The visual style here is almost equally astonishing. Noir b&w has never been photographed (Earnest Laszlo) more effectively than some of those night scenes (e.g. the brutal fist fight between Hammer and his attacker {Paul Richards}), plus the long, dark hallways and staircases that suggest an enclosed world without redemption. Then too, the exploding beach house is well done, though it goes through 4 or 5 increasingly violent blasts, making Aldrich's apocalyptic point, I guess.
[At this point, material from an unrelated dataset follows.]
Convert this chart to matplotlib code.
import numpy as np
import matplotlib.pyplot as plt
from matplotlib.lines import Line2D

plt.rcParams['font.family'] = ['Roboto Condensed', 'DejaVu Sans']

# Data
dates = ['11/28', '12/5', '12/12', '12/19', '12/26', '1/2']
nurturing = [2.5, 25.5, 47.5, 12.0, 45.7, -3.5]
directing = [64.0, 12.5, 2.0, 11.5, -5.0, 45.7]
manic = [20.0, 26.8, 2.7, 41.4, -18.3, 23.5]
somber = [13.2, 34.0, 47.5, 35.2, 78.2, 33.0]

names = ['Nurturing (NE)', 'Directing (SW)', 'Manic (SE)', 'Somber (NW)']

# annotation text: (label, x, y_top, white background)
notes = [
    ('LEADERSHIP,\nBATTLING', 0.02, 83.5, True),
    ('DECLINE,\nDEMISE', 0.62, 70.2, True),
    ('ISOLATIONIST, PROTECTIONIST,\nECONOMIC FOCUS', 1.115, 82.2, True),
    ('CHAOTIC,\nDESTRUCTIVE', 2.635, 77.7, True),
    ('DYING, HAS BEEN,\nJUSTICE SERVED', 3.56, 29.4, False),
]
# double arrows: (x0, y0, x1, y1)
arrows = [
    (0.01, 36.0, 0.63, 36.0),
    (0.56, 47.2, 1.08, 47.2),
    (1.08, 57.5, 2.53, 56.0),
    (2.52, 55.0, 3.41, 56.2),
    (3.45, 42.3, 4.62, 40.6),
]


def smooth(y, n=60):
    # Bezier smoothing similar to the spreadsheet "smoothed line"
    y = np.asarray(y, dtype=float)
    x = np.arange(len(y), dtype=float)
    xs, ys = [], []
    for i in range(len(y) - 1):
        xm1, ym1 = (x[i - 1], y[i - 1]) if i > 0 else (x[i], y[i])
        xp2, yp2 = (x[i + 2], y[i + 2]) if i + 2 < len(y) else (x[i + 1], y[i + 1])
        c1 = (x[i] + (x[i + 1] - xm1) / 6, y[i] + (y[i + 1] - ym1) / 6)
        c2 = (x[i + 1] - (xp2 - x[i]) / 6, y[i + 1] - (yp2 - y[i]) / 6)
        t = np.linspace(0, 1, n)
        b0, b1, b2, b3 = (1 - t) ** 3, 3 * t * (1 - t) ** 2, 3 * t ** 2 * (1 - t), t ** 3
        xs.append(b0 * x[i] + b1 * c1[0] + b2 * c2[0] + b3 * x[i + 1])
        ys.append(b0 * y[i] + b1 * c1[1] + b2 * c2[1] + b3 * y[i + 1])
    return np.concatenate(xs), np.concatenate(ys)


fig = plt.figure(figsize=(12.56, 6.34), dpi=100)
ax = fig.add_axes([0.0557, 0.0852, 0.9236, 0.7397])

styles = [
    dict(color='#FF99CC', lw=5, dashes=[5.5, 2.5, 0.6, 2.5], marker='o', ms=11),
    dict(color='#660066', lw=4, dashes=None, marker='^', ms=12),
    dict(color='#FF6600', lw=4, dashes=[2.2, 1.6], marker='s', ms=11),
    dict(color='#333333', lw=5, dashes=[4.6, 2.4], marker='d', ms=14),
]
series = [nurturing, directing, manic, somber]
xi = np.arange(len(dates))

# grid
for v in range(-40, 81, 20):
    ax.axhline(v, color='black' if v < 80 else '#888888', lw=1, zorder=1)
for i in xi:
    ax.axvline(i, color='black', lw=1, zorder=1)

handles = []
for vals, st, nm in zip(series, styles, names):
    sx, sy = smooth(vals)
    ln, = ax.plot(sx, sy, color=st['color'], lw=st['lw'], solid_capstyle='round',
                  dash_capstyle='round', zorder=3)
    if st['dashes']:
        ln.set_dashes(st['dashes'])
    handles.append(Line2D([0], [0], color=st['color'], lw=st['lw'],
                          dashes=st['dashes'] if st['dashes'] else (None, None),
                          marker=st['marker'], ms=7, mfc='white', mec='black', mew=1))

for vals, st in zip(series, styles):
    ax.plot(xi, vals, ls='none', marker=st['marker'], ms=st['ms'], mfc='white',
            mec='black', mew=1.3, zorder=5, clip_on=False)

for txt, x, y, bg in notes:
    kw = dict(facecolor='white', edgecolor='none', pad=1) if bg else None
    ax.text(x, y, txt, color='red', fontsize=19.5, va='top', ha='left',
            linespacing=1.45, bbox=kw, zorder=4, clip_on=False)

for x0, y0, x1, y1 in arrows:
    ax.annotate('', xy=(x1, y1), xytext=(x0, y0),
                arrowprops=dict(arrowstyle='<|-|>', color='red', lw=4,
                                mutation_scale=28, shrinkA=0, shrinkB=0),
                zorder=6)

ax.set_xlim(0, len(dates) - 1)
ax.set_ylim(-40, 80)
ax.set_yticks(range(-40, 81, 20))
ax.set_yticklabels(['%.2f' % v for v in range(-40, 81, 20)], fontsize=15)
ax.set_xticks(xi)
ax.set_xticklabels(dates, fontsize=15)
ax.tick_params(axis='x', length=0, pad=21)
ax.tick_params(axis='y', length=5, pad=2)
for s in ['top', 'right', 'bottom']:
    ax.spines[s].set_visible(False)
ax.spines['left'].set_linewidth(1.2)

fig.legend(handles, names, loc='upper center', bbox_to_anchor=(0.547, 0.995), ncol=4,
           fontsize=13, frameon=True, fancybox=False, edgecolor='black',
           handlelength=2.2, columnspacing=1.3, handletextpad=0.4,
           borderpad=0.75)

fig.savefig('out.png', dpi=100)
But it's not just Hammer and the thugs he's surrounded with. The women we see may be lovely or even beautiful (Carr), but none are to be trusted. Not even Hammer's Velda (Cooper), who, when you think about it, is his willing partner in the scummy infidelity scams that are his bread and butter. How many husbands, for example, has she seduced into grounds for divorce. It's not obvious, but there's a misogynistic undercurrent running through the narrative, which, I guess, is appropriate for the movie's generally nihilistic attitude. (Note how oblivious Hammer is to the grandeur of the classical music around him that keeps popping up in the screenplay. None of that sublime stuff for him.)
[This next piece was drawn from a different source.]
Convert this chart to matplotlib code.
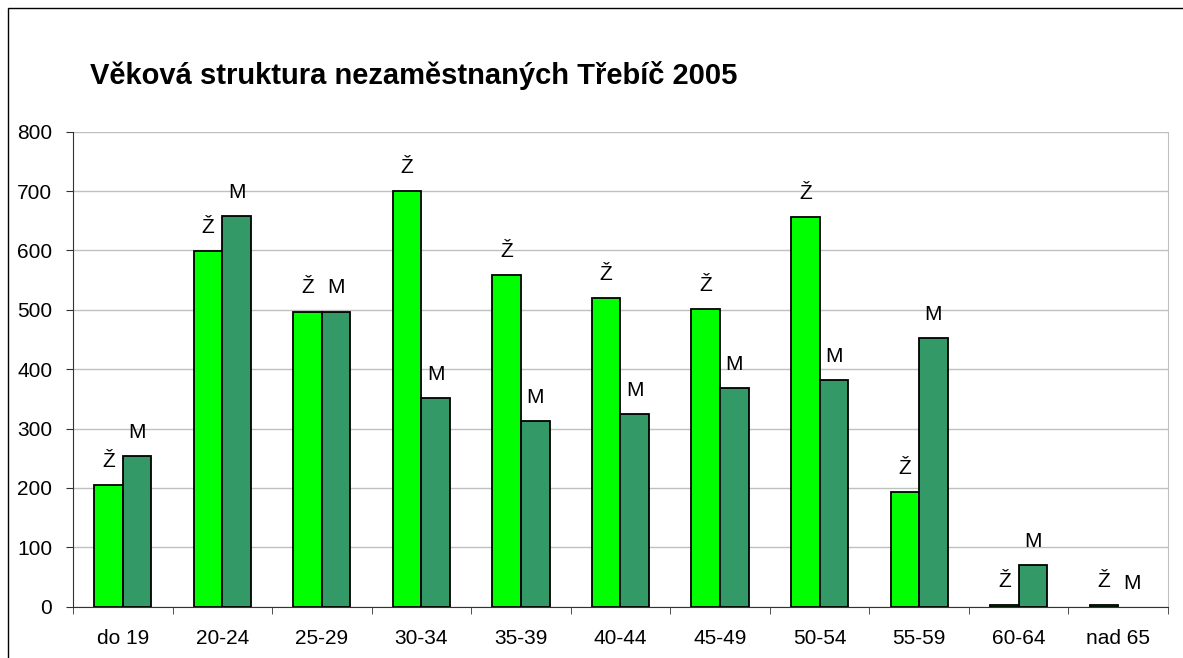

No doubt about it, the movie may retain the raw violence and sex that made author Spillane's potboilers so popular in the 50's. But crucially there's no one to root for here, not even the Hammer of Spillane's Cold War novels who kills commies on sight. No, Aldrich's and screenwriter Bezzerides world is not divided into good and evil, in the way that Spillane's brutal Hammer is redeemed by fighting on the good, patriotic side. Instead, the Aldrich world comes across as a nihilistic one, without enduring values, one that can only be redeemed by apocalypse, nuclear style. No wonder the French glommed onto the film immediately. I'm sure those pessimistic themes fit perfectly with the existentialist topics then so popular among their artistic class.

Anyhow, however you choose to take the 100-minutes—as a betrayal of the novels or as a somewhat profound gloss on the human condition-- the movie remains a memorable one-of- a-kind.